Furthermore, at the conclusion of LR my son also showed less obvious steps towards reading. He recognised that text represented words and pretended to ‘read’ (as an ex teacher I can confirm that 2ish is very early for this behaviour (though it might seem very late if you go by the kids on this forum!)). He also knew the sounds of several letters, again early if you compare it to averages.

We are now working slowly (and somewhat erratically) through the programs Reading Bear and Your Monster can Read. I am continuing to see progress. He knows the sounds of all is letters and is sometimes guessing words based on their first letter. He recognises a couple of sight words too. I am not pushing it too hard, and I am taking our son’s interest as the barometer for how much explicit reading teaching to do. My priority is that he enjoys reading and the learning process. If he takes longer than many of the kids on this forum I am not worried - it is just who he is.

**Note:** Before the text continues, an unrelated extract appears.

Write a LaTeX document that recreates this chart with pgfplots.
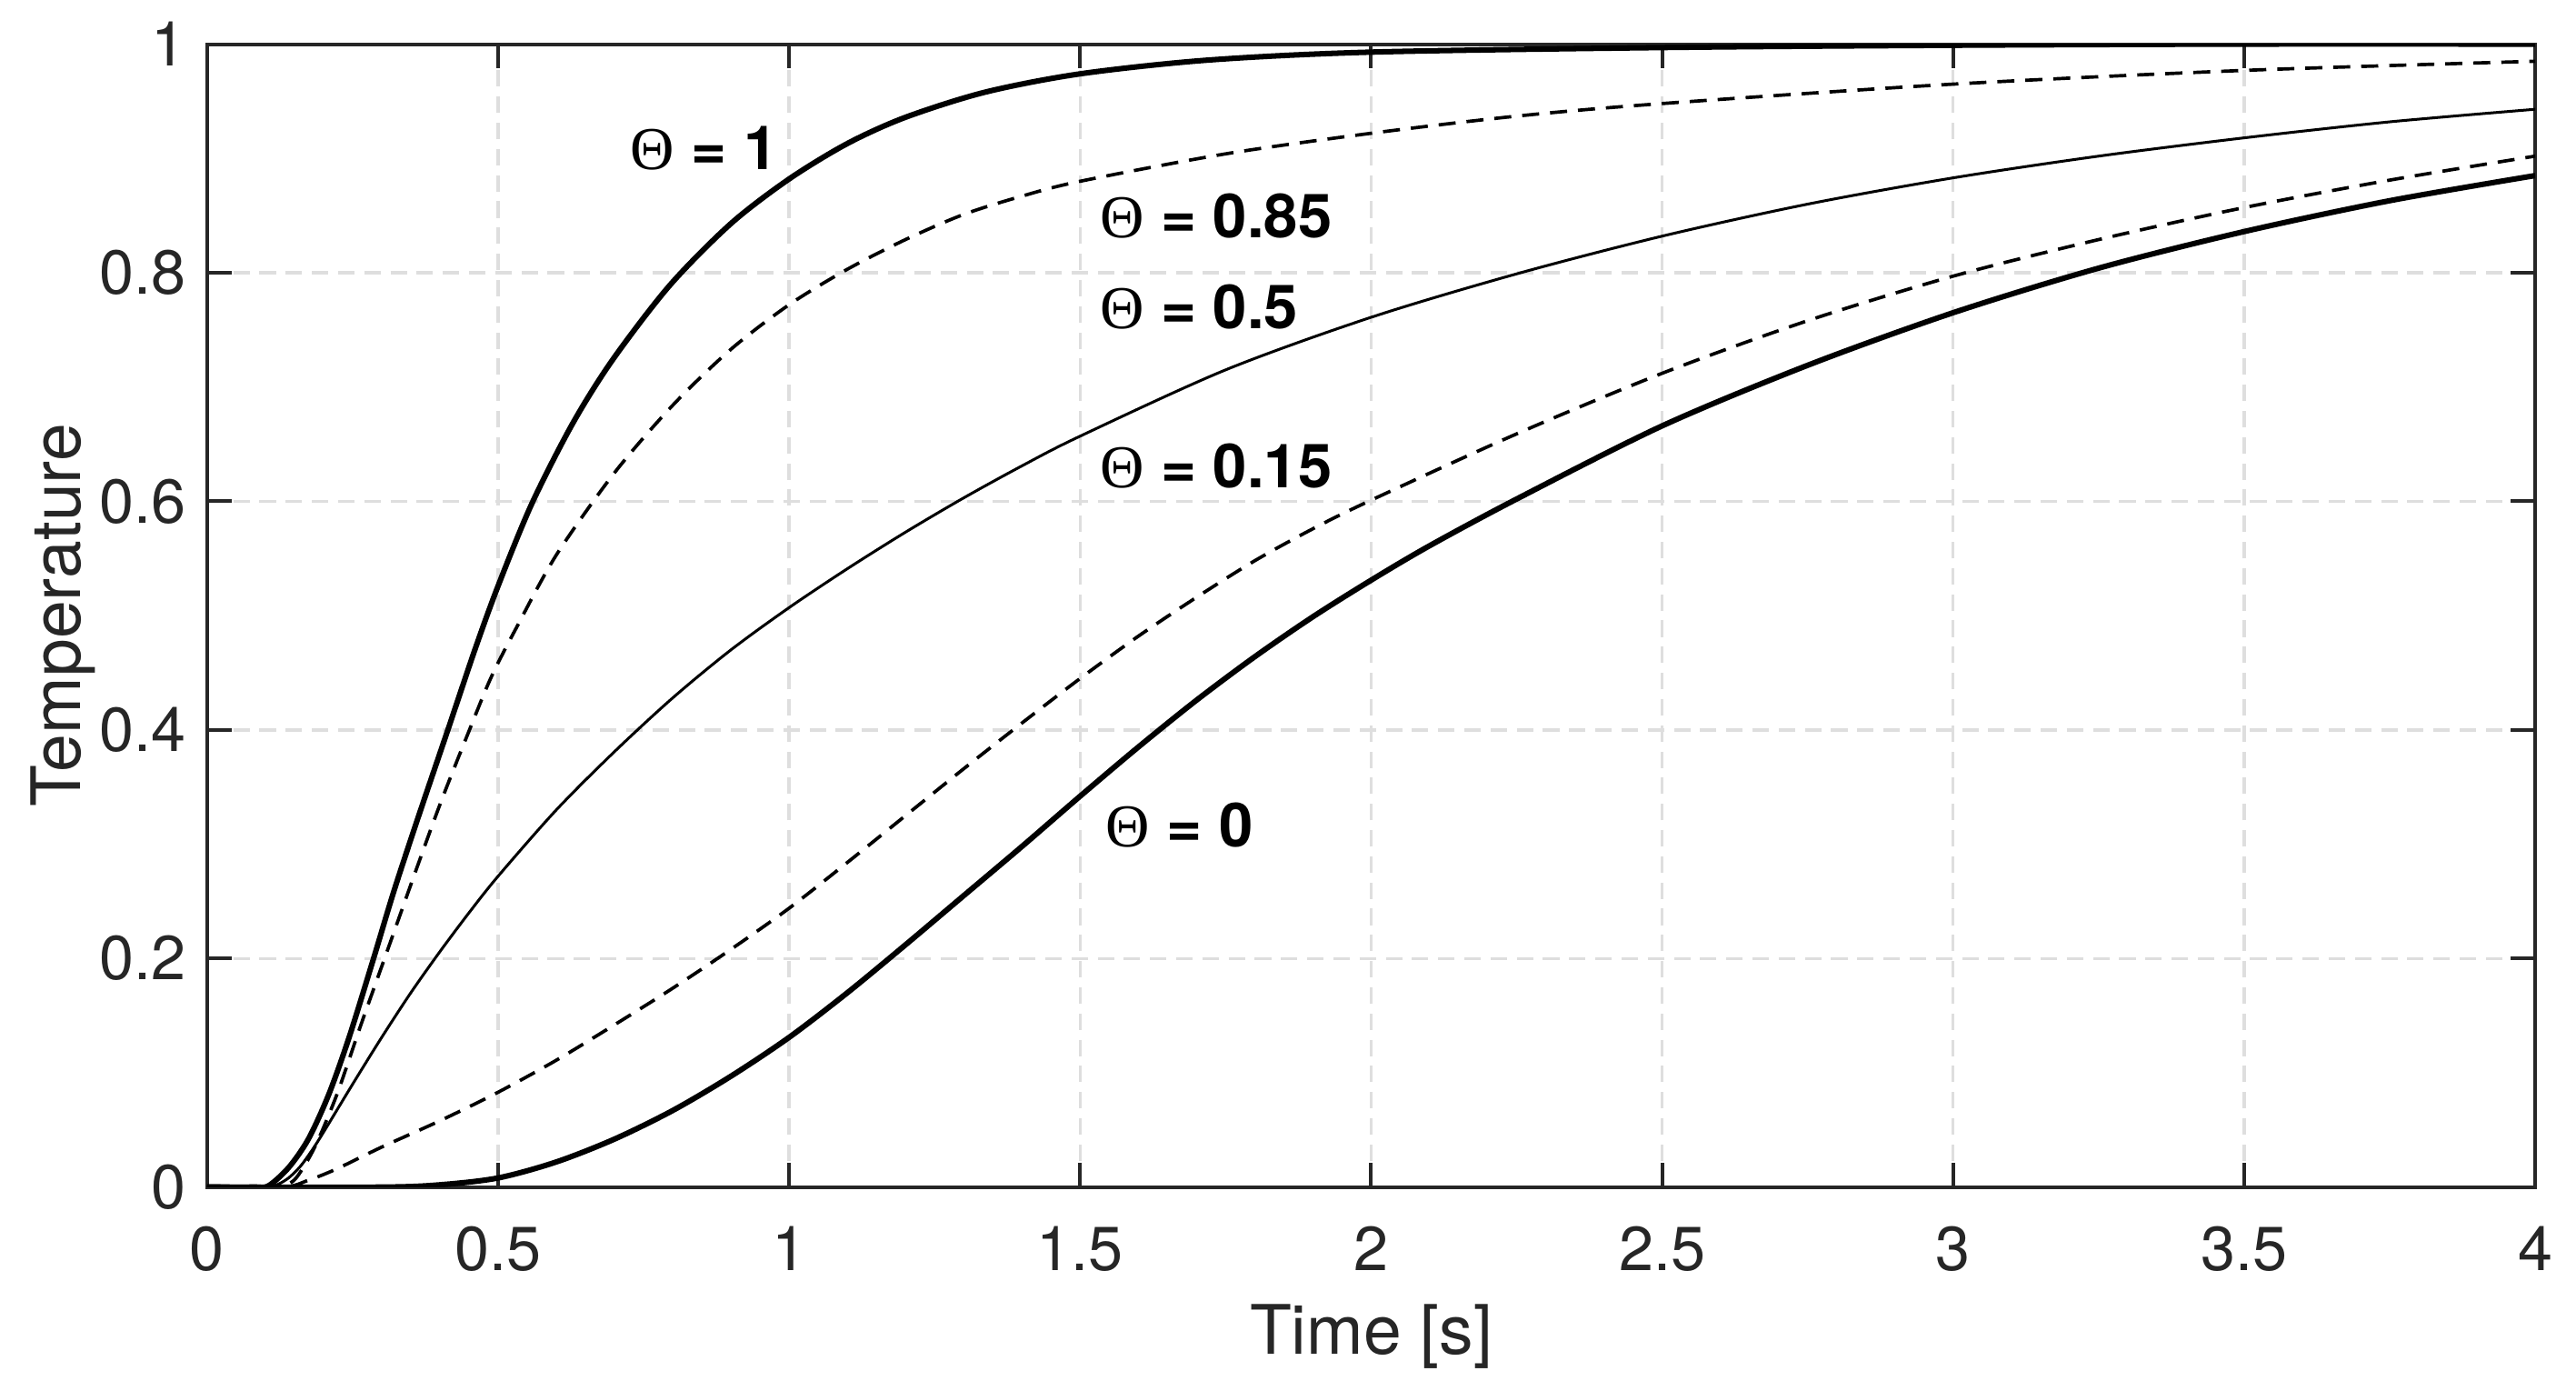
\documentclass[border=0pt]{standalone}
\usepackage{pgfplots}
\pgfplotsset{compat=1.18}
\usepackage{fontspec}
\setmainfont{TeX Gyre Heros}
\newfontfamily\thetafont{Liberation Serif}
\definecolor{axgray}{RGB}{38,38,38}
\definecolor{gridgray}{RGB}{222,222,222}
\begin{document}
\begin{tikzpicture}
\begin{axis}[
  scale only axis,
  width=382.2pt, height=187.6pt,
  xmin=0, xmax=4, ymin=0, ymax=1,
  xtick={0,0.5,1,1.5,2,2.5,3,3.5,4},
  ytick={0,0.2,0.4,0.6,0.8,1},
  tick align=inside,
  xtick pos=both, ytick pos=both,
  xticklabel pos=bottom, yticklabel pos=left,
  major tick length=4pt,
  tick style={color=axgray, line width=0.6pt},
  axis line style={color=axgray, line width=0.6pt},
  grid=major,
  major grid style={color=gridgray, line width=0.5pt, dash pattern=on 2.7pt off 1.6pt},
  /pgf/number format/assume math mode=true,
  ticklabel style={font=\fontsize{10.2}{12}\selectfont, text=axgray},
  xticklabel shift={3pt},
  xlabel={Time [s]},
  ylabel={Temperature},
  label style={font=\fontsize{11.2}{13}\selectfont, text=axgray},
  xlabel style={at={(axis description cs:0.5,-0.131)}, anchor=center},
  ylabel style={at={(axis description cs:-0.062,0.5)}, anchor=center, rotate=0},
]
% Theta = 1
\addplot[black, smooth, tension=0.5, line width=0.9pt] coordinates {
(0,0) (0.08,0) (0.105,0.001) (0.14,0.017) (0.174,0.042) (0.209,0.081) (0.244,0.131)
(0.286,0.2) (0.321,0.259) (0.363,0.324) (0.415,0.402) (0.46,0.470) (0.5,0.526)
(0.558,0.598) (0.628,0.668) (0.697,0.724) (0.795,0.789) (0.9,0.843) (1.0,0.882)
(1.1,0.913) (1.2,0.936) (1.337,0.958) (1.5,0.974) (1.719,0.986)
(2.0,0.993) (2.5,0.997) (3.0,0.999) (3.5,1.0) (4.0,1.0)};
% Theta = 0.85
\addplot[black, smooth, tension=0.5, line width=0.55pt, dash pattern=on 2.8pt off 1.8pt] coordinates {
(0,0) (0.1,0) (0.13,0.001) (0.153,0.008) (0.185,0.035) (0.223,0.081) (0.265,0.143)
(0.307,0.203) (0.363,0.283) (0.404,0.34) (0.45,0.399) (0.488,0.446) (0.53,0.488)
(0.6,0.553) (0.7,0.625) (0.8,0.684) (0.9,0.733) (1.0,0.772)
(1.1,0.803) (1.2,0.829) (1.3,0.851) (1.4,0.867) (1.5,0.880) (1.75,0.904)
(2.0,0.922) (2.25,0.937) (2.5,0.948) (3.0,0.965) (3.5,0.977) (4.0,0.985)};
% Theta = 0.5
\addplot[black, smooth, tension=0.5, line width=0.45pt] coordinates {
(0,0) (0.1,0) (0.12,0.002) (0.14,0.008) (0.16,0.018) (0.18,0.032) (0.2,0.048)
(0.25,0.090) (0.3,0.131) (0.35,0.170) (0.4,0.206) (0.45,0.240) (0.5,0.272)
(0.6,0.330) (0.7,0.381) (0.8,0.428) (0.9,0.470) (1.0,0.507) (1.1,0.541) (1.2,0.573)
(1.3,0.603) (1.4,0.631) (1.5,0.657) (1.75,0.715) (2.0,0.761) (2.25,0.799) (2.5,0.832)
(2.75,0.860) (3.0,0.883) (3.25,0.902) (3.5,0.918) (3.75,0.932) (4.0,0.943)};
% Theta = 0.15
\addplot[black, smooth, tension=0.5, line width=0.55pt, dash pattern=on 2.8pt off 1.8pt] coordinates {
(0,0) (0.13,0) (0.174,0.006) (0.223,0.016) (0.3,0.035) (0.4,0.058) (0.5,0.083)
(0.6,0.111) (0.7,0.142) (0.8,0.174) (0.9,0.208) (1.0,0.244) (1.1,0.284) (1.2,0.325)
(1.3,0.366) (1.4,0.406) (1.5,0.445) (1.6,0.482) (1.7,0.516) (1.8,0.548) (1.9,0.576)
(2.0,0.601) (2.25,0.659) (2.5,0.712) (2.75,0.758) (3.0,0.797) (3.25,0.829)
(3.5,0.857) (3.75,0.881) (4.0,0.902)};
% Theta = 0
\addplot[black, smooth, tension=0.5, line width=0.9pt] coordinates {
(0,0) (0.3,0) (0.4,0.002) (0.5,0.008) (0.6,0.022) (0.7,0.042) (0.8,0.067)
(0.9,0.097) (1.0,0.131) (1.1,0.170) (1.2,0.212) (1.3,0.255) (1.4,0.298)
(1.5,0.342) (1.6,0.385) (1.7,0.426) (1.8,0.464) (1.9,0.499) (2.0,0.531) (2.1,0.561)
(2.25,0.602) (2.5,0.666) (2.75,0.719) (3.0,0.765) (3.25,0.804) (3.5,0.836)
(3.75,0.863) (4.0,0.885)};
\node[anchor=west, inner sep=0pt, font=\fontsize{10}{12}\selectfont\bfseries] at (axis cs:0.725,0.909) {{\thetafont\mdseries Θ} = 1};
\node[anchor=west, inner sep=0pt, font=\fontsize{10}{12}\selectfont\bfseries] at (axis cs:1.532,0.85) {{\thetafont\mdseries Θ} = 0.85};
\node[anchor=west, inner sep=0pt, font=\fontsize{10}{12}\selectfont\bfseries] at (axis cs:1.532,0.77) {{\thetafont\mdseries Θ} = 0.5};
\node[anchor=west, inner sep=0pt, font=\fontsize{10}{12}\selectfont\bfseries] at (axis cs:1.532,0.631) {{\thetafont\mdseries Θ} = 0.15};
\node[anchor=west, inner sep=0pt, font=\fontsize{10}{12}\selectfont\bfseries] at (axis cs:1.542,0.3165) {{\thetafont\mdseries Θ} = 0};
\end{axis}
\path ([xshift=-34pt,yshift=-33.4pt]current axis.south west) rectangle ([xshift=6.7pt,yshift=7.24pt]current axis.north east);
\end{tikzpicture}
\end{document}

I am also a great believer in latent learning. It might appear nothing is happening now, but when your child does start to read, it will probably be at a much faster rate than would otherwise be the case had she not been exposed to LR.

Lower your expectations and enjoy the process! You might be surprised about what your daughter is actually learning if you let go of what you think she should be learning.

And re the lack of interest, my son went through a period like that. It lasted about a month. I found a strict routine helped (every night at 6pm whether he watched 1 minute of it or we got through the whole thing), presenting it on a large T.V. and letting him move around (even if he did not focus completely) and being very animated & active when reinforcing words. Eventually he accepted the routine and within a couple of months he loved it. He often requests it now even though we have finished the program.

my son has little interest … he doesn’t like to sit in front of PC… how can i transfer into ipad or my other laptop? he is already 29 months and not talking …please help :confused: Big thanks for your help…

There are a couple of things that you can do.

*Always use subtitles when watching anything.

*Always follow the words with your fingers when reading.

  • Get books for the child’s specific interests. The book will make a difference in how engaged the child is during reading. I made a list of the books that my children enjoy from the library here, denverunschoolers.weebly.com/books.html

*Visit the library once a week and let your child pick the books they want with their own library card, ask the librarian for help finding and check them out by themselves. Being in charge and using the checkout is something that they will look forward to. When we’re busy, we still get books on the hold shelf rather than go inside. Going to a book store is a good change of environment and you can use it to discover new authors without buying anything.